Some processes will be more straightforward than others, i.e. moving corporate emails to a public cloud SaaS service such as Office 365 or Gmail. Commercial off-the-shelf software will typically take a 'lift and shift' migration, but internal applications with customisation will require code repartitioning to allow you to take full advantage of a cloud environment.
Migrations are an experimental process. When you're trialling legacy applications in a whole new ecosystem, withholding from one big release and working in iterations allows you to avoid building on flawed code and ideas.
The most sensible and effective method for conducting a legacy migration is to do incrementally. This will ensure minimal disruption to your business continuity and operations. Assess the changes that need to be made to internal processes, then identify changes in technology responsibilities.

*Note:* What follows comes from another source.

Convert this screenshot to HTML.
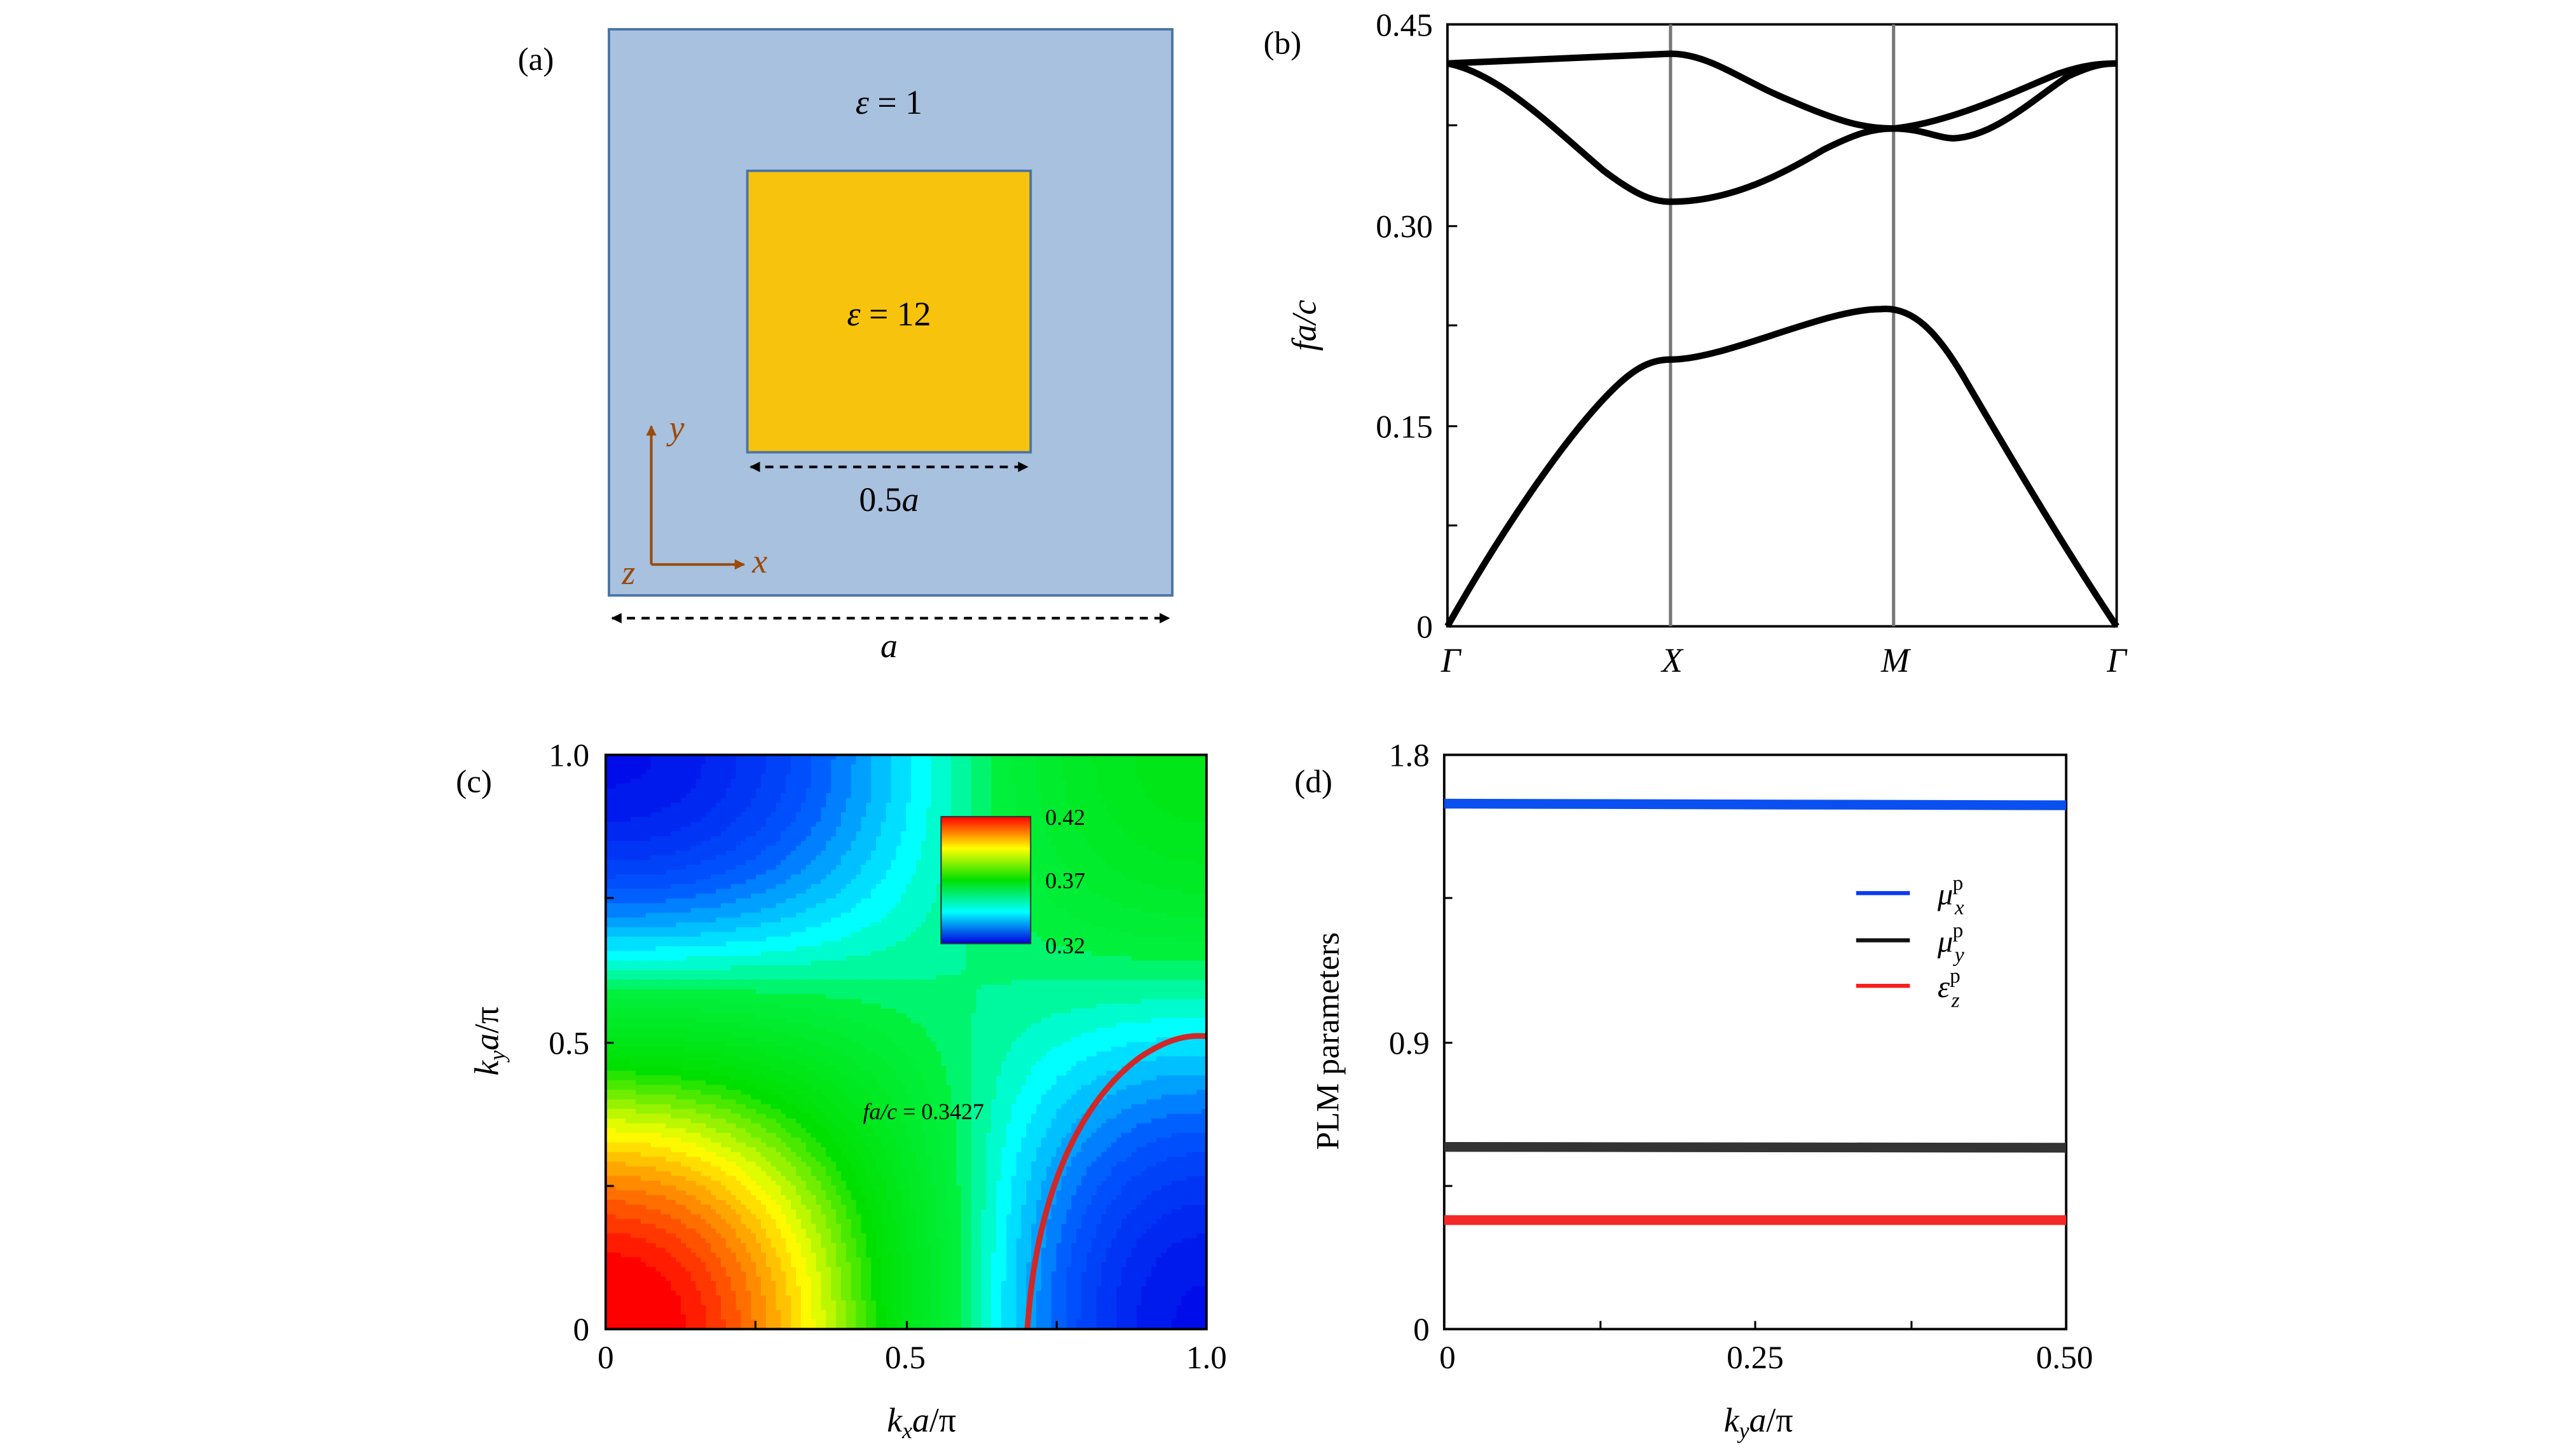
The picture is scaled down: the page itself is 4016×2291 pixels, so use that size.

Migration by system components and then user groups is a good place to start and allows you to effectively plan around business events. By gradually migrating users, you open the possibility of testing in a life environment. Choose simpler applications with a high chance of success that don't deal with highly sensitive data to start. Finding small problems in the application as you incrementally release is better than finding big problems on launch.
The first release of your application should be your minimum viable product (MVP). This will allow you to take a build, measure, and learn approach. Codebots write code faster than humans do, allowing for more iterations and more opportunities for measuring and learning. Using codebots to assist with your legacy migration can significantly enhance your migration experience.
Legacy cloud migration can seem daunting
, but huge developments in automatic programming and the increased power of code robots and automatic code writers used in legacy migration have simplified the process. Once you have made your legacy migration plan, doing it is the easy part.